Most of the modern masterpieces were seized from Jewish collectors or removed by the Third Reich from commercial galleries, as "degenerate", has raised many questions as to how much is still lost or missing from the Nazi era.

The Gurlitt family kept the artworks and sold some as a source of income over the years, according to authorities.

Tracking Treasures

The Art Loss Register said that there are international warrants out for at least 200 of the works.

Anne Webber of the Commission for Looted Art in Europe told the BBC that 1,500 artworks found in Munich is just "the tip of the iceberg" and that 90% of the works seized by the Nazis is still untraced.

The Commission for Looted Art in Europe (CLAE), is an international, expert and non-profit representative body which researches, identifies and recovers looted property on behalf of families, communities, institutions and governments worldwide.

It provides a Central Registry of Information on Looted Cultural Property 1933-1945 at to fulfill Washington Principle VI which called for the creation of such a repository of information.

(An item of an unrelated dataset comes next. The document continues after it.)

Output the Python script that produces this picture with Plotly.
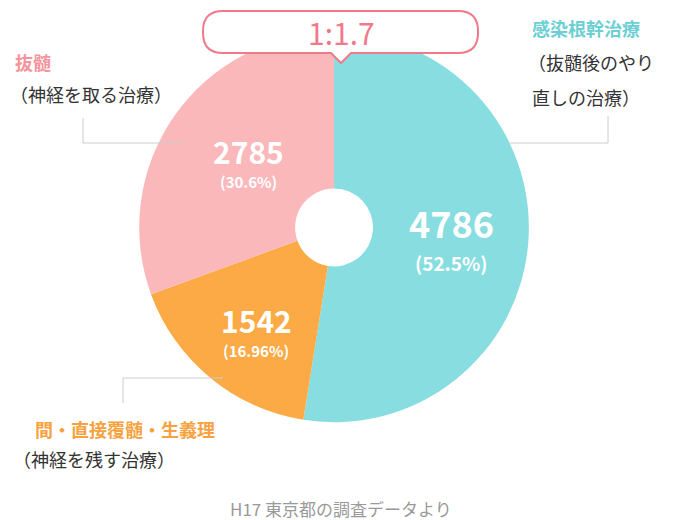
import plotly.graph_objects as go

labels = ["感染根幹治療", "間・直接覆髄・生義理", "抜髄"]
values = [4786, 1542, 2785]
pcts = ["(52.5%)", "(16.96%)", "(30.6%)"]
colors = ["#88DDE0", "#FBAA45", "#FBB8BB"]
FONT = "Noto Sans CJK JP"

fig = go.Figure()
fig.add_trace(go.Pie(
    labels=labels, values=values, sort=False, direction="clockwise", rotation=0,
    hole=0.2, marker=dict(colors=colors, line=dict(width=0)),
    textinfo="none", hoverinfo="skip", showlegend=False,
    domain=dict(x=[0.193, 0.766], y=[0.203, 0.953]),
))

# pixel-space axes for annotations and shapes
fig.update_xaxes(range=[0, 680], visible=False)
fig.update_yaxes(range=[520, 0], visible=False)
fig.add_trace(go.Scatter(x=[0], y=[0], mode="markers", marker=dict(opacity=0), showlegend=False, hoverinfo="skip"))

def txt(x, y, s, size, color, anchor="center", bold=False):
    fig.add_annotation(x=x, y=y, xref="x", yref="y", text=f"<b>{s}</b>" if bold else s, showarrow=False,
                       xanchor=anchor, font=dict(size=size, color=color, family=FONT))

# values on slices
txt(443, 214, str(values[0]), 36, "white", bold=True)
txt(443, 254, pcts[0], 19, "white", bold=True)
txt(248, 312, str(values[1]), 30, "white", bold=True)
txt(248, 342, pcts[1], 15, "white", bold=True)
txt(240, 143, str(values[2]), 30, "white", bold=True)
txt(240, 173, pcts[2], 15, "white", bold=True)

# category labels
txt(522, 20, labels[0], 18, "#6CCFD3", "left", True)
txt(518, 54, "（抜髄後のやり", 18, "#333333", "left")
txt(522, 89, "直しの治療）", 18, "#333333", "left")
txt(5, 54, labels[2], 18, "#F6949B", "left", True)
txt(0, 86, "（神経を取る治療）", 18, "#333333", "left")
txt(25, 421, labels[1], 18, "#F7A23F", "left", True)
txt(3, 451, "（神経を残す治療）", 18, "#333333", "left")
txt(333, 500, "H17 東京都の調査データより", 17, "#999999")

line = dict(color="#CCCCCC", width=1)
fig.add_shape(type="path", path="M 500 135 L 600 135 L 600 108", line=line, xref="x", yref="y")
fig.add_shape(type="path", path="M 75 110 L 75 135 L 175 135", line=line, xref="x", yref="y")
fig.add_shape(type="path", path="M 115 395 L 115 370 L 215 370", line=line, xref="x", yref="y")

# ratio bubble
fig.add_shape(type="path", xref="x", yref="y", fillcolor="white", line=dict(color="#F07A8A", width=2),
              path="M 215 3 L 450 3 Q 470 3 470 23 L 470 25 Q 470 45 450 45 L 343 45 L 333 55 L 323 45 "
                   "L 215 45 Q 195 45 195 25 L 195 23 Q 195 3 215 3 Z")
txt(333, 24, "1:1.7", 30, "#F07A8A")

fig.update_layout(width=680, height=520, margin=dict(l=0, r=0, t=0, b=0),
                  paper_bgcolor="white", plot_bgcolor="rgba(0,0,0,0)")
fig.write_html("out.html")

Additionally, the US Holocaust Memorial Museum maintains a record of at least 16,000 artworks that were taken by the Nazis during the later part of the war.

Important Paintings

The recently discovered trove which includes masterpieces by Matisse, Picasso, Chagall, Franz Marc, Emil Nolde, Max Beckmann, Oskar Kokoschka, Otto Dix, and Ernst Ludwig Kirchner, as well as the Swiss artist Paul Klee is thought to be worth 1 billion euros (£846m; $1.35bn).

Original owners of these works can be found on existing data bases, but have not yet been contacted by German authorities.

The works include a painting entitled “Portrait of a Lady”, by Henri Matisse that once belonged to Jewish art collector Paul Rosenberg, pictured above, with Matisse work on right.

Rosenberg -- whose granddaughter is Anne Sinclair, the journalist and estranged wife of former International Monetary Fund Managing Director Dominique Strauss-Kahn -- was forced to leave his collection behind when he fled the Nazis. Sinclair is now likely to claim possession of the important work.

“The federal government is supporting the Augsburg prosecutors with experts in the field of so-called degenerate art,” German chancellor Angela Merkel’s spokesman Steffen Seibert said in a Berlin news conference. “Of course we can’t comment on the investigation. The government has been kept informed of this case for several months now.”